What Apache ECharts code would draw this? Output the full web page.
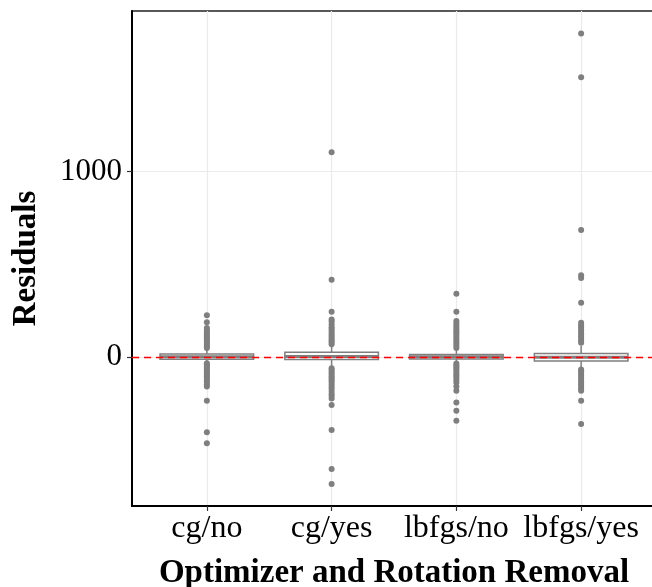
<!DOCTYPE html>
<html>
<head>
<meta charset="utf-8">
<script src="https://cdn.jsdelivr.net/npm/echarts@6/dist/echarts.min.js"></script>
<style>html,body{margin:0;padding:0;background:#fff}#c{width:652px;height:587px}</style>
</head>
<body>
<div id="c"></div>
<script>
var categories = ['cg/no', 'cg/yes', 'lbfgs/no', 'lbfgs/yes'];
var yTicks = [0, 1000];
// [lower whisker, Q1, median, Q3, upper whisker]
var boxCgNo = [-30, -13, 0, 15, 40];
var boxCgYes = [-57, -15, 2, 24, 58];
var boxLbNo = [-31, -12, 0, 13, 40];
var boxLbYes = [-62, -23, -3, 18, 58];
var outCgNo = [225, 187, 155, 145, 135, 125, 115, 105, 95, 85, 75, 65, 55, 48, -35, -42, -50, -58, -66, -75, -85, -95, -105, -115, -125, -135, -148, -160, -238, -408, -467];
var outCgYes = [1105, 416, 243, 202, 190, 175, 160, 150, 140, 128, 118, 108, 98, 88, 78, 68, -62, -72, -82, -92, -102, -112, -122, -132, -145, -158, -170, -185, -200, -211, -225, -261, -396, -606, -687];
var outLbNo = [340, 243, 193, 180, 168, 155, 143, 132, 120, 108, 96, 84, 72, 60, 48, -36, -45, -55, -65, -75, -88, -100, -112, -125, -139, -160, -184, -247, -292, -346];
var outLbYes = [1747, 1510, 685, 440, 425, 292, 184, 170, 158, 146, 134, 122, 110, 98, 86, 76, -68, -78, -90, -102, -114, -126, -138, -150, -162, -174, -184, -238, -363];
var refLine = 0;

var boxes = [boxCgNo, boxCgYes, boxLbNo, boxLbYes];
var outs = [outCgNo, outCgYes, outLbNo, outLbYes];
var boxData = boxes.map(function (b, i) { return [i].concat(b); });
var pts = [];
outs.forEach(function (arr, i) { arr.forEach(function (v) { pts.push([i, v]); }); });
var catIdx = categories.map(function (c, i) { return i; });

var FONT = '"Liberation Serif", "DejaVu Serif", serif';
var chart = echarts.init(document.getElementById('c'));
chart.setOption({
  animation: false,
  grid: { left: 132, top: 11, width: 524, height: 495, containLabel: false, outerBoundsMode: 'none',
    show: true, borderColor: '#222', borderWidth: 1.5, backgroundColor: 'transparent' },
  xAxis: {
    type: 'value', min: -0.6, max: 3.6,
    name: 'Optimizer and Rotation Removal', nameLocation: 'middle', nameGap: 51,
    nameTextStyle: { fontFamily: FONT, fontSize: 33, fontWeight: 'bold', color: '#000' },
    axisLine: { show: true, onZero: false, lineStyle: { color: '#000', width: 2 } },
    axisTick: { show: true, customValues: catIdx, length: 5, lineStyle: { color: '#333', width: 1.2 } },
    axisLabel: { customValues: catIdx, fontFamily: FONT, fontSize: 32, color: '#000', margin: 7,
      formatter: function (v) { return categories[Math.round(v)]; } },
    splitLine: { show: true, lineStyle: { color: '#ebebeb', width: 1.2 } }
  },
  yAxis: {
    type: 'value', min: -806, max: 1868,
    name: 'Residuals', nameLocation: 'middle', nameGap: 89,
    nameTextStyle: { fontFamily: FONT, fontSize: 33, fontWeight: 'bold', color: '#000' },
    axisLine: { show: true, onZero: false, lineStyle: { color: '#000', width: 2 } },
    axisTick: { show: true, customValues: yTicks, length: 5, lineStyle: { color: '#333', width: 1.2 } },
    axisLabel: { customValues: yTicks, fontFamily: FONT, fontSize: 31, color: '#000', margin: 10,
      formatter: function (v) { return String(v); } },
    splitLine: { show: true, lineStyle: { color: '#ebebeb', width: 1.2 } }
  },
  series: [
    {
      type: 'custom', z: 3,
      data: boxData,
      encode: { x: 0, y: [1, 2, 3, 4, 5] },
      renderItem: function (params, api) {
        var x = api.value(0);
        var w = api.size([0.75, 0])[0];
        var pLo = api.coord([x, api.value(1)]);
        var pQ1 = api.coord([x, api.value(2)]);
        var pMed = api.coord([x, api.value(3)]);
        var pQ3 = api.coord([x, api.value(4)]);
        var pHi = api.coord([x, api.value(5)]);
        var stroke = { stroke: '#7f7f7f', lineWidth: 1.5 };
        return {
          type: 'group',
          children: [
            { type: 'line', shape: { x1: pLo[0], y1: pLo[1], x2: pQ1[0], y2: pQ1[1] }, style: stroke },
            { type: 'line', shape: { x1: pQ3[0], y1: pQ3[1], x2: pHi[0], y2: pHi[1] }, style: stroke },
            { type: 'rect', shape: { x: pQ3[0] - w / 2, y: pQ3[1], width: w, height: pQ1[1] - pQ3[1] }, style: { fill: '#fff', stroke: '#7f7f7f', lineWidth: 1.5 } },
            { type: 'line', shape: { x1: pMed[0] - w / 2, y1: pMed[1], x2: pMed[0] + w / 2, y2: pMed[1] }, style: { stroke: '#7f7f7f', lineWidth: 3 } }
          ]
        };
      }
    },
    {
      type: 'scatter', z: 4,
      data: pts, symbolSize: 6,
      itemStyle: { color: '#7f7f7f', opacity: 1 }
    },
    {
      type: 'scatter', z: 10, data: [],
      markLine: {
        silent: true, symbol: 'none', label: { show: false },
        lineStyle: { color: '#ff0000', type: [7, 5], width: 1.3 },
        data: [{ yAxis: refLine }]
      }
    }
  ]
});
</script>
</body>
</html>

- - - - -

Extract the full listing exactly, with the pictures left out.

## TASK ANSWER
What Apache ECharts code would draw this? Output the full web page.
<!DOCTYPE html>
<html>
<head>
<meta charset="utf-8">
<script src="https://cdn.jsdelivr.net/npm/echarts@6/dist/echarts.min.js"></script>
<style>html,body{margin:0;padding:0;background:#fff}#c{width:652px;height:587px}</style>
</head>
<body>
<div id="c"></div>
<script>
var categories = ['cg/no', 'cg/yes', 'lbfgs/no', 'lbfgs/yes'];
var yTicks = [0, 1000];
// [lower whisker, Q1, median, Q3, upper whisker]
var boxCgNo = [-30, -13, 0, 15, 40];
var boxCgYes = [-57, -15, 2, 24, 58];
var boxLbNo = [-31, -12, 0, 13, 40];
var boxLbYes = [-62, -23, -3, 18, 58];
var outCgNo = [225, 187, 155, 145, 135, 125, 115, 105, 95, 85, 75, 65, 55, 48, -35, -42, -50, -58, -66, -75, -85, -95, -105, -115, -125, -135, -148, -160, -238, -408, -467];
var outCgYes = [1105, 416, 243, 202, 190, 175, 160, 150, 140, 128, 118, 108, 98, 88, 78, 68, -62, -72, -82, -92, -102, -112, -122, -132, -145, -158, -170, -185, -200, -211, -225, -261, -396, -606, -687];
var outLbNo = [340, 243, 193, 180, 168, 155, 143, 132, 120, 108, 96, 84, 72, 60, 48, -36, -45, -55, -65, -75, -88, -100, -112, -125, -139, -160, -184, -247, -292, -346];
var outLbYes = [1747, 1510, 685, 440, 425, 292, 184, 170, 158, 146, 134, 122, 110, 98, 86, 76, -68, -78, -90, -102, -114, -126, -138, -150, -162, -174, -184, -238, -363];
var refLine = 0;

var boxes = [boxCgNo, boxCgYes, boxLbNo, boxLbYes];
var outs = [outCgNo, outCgYes, outLbNo, outLbYes];
var boxData = boxes.map(function (b, i) { return [i].concat(b); });
var pts = [];
outs.forEach(function (arr, i) { arr.forEach(function (v) { pts.push([i, v]); }); });
var catIdx = categories.map(function (c, i) { return i; });

var FONT = '"Liberation Serif", "DejaVu Serif", serif';
var chart = echarts.init(document.getElementById('c'));
chart.setOption({
  animation: false,
  grid: { left: 132, top: 11, width: 524, height: 495, containLabel: false, outerBoundsMode: 'none',
    show: true, borderColor: '#222', borderWidth: 1.5, backgroundColor: 'transparent' },
  xAxis: {
    type: 'value', min: -0.6, max: 3.6,
    name: 'Optimizer and Rotation Removal', nameLocation: 'middle', nameGap: 51,
    nameTextStyle: { fontFamily: FONT, fontSize: 33, fontWeight: 'bold', color: '#000' },
    axisLine: { show: true, onZero: false, lineStyle: { color: '#000', width: 2 } },
    axisTick: { show: true, customValues: catIdx, length: 5, lineStyle: { color: '#333', width: 1.2 } },
    axisLabel: { customValues: catIdx, fontFamily: FONT, fontSize: 32, color: '#000', margin: 7,
      formatter: function (v) { return categories[Math.round(v)]; } },
    splitLine: { show: true, lineStyle: { color: '#ebebeb', width: 1.2 } }
  },
  yAxis: {
    type: 'value', min: -806, max: 1868,
    name: 'Residuals', nameLocation: 'middle', nameGap: 89,
    nameTextStyle: { fontFamily: FONT, fontSize: 33, fontWeight: 'bold', color: '#000' },
    axisLine: { show: true, onZero: false, lineStyle: { color: '#000', width: 2 } },
    axisTick: { show: true, customValues: yTicks, length: 5, lineStyle: { color: '#333', width: 1.2 } },
    axisLabel: { customValues: yTicks, fontFamily: FONT, fontSize: 31, color: '#000', margin: 10,
      formatter: function (v) { return String(v); } },
    splitLine: { show: true, lineStyle: { color: '#ebebeb', width: 1.2 } }
  },
  series: [
    {
      type: 'custom', z: 3,
      data: boxData,
      encode: { x: 0, y: [1, 2, 3, 4, 5] },
      renderItem: function (params, api) {
        var x = api.value(0);
        var w = api.size([0.75, 0])[0];
        var pLo = api.coord([x, api.value(1)]);
        var pQ1 = api.coord([x, api.value(2)]);
        var pMed = api.coord([x, api.value(3)]);
        var pQ3 = api.coord([x, api.value(4)]);
        var pHi = api.coord([x, api.value(5)]);
        var stroke = { stroke: '#7f7f7f', lineWidth: 1.5 };
        return {
          type: 'group',
          children: [
            { type: 'line', shape: { x1: pLo[0], y1: pLo[1], x2: pQ1[0], y2: pQ1[1] }, style: stroke },
            { type: 'line', shape: { x1: pQ3[0], y1: pQ3[1], x2: pHi[0], y2: pHi[1] }, style: stroke },
            { type: 'rect', shape: { x: pQ3[0] - w / 2, y: pQ3[1], width: w, height: pQ1[1] - pQ3[1] }, style: { fill: '#fff', stroke: '#7f7f7f', lineWidth: 1.5 } },
            { type: 'line', shape: { x1: pMed[0] - w / 2, y1: pMed[1], x2: pMed[0] + w / 2, y2: pMed[1] }, style: { stroke: '#7f7f7f', lineWidth: 3 } }
          ]
        };
      }
    },
    {
      type: 'scatter', z: 4,
      data: pts, symbolSize: 6,
      itemStyle: { color: '#7f7f7f', opacity: 1 }
    },
    {
      type: 'scatter', z: 10, data: [],
      markLine: {
        silent: true, symbol: 'none', label: { show: false },
        lineStyle: { color: '#ff0000', type: [7, 5], width: 1.3 },
        data: [{ yAxis: refLine }]
      }
    }
  ]
});
</script>
</body>
</html>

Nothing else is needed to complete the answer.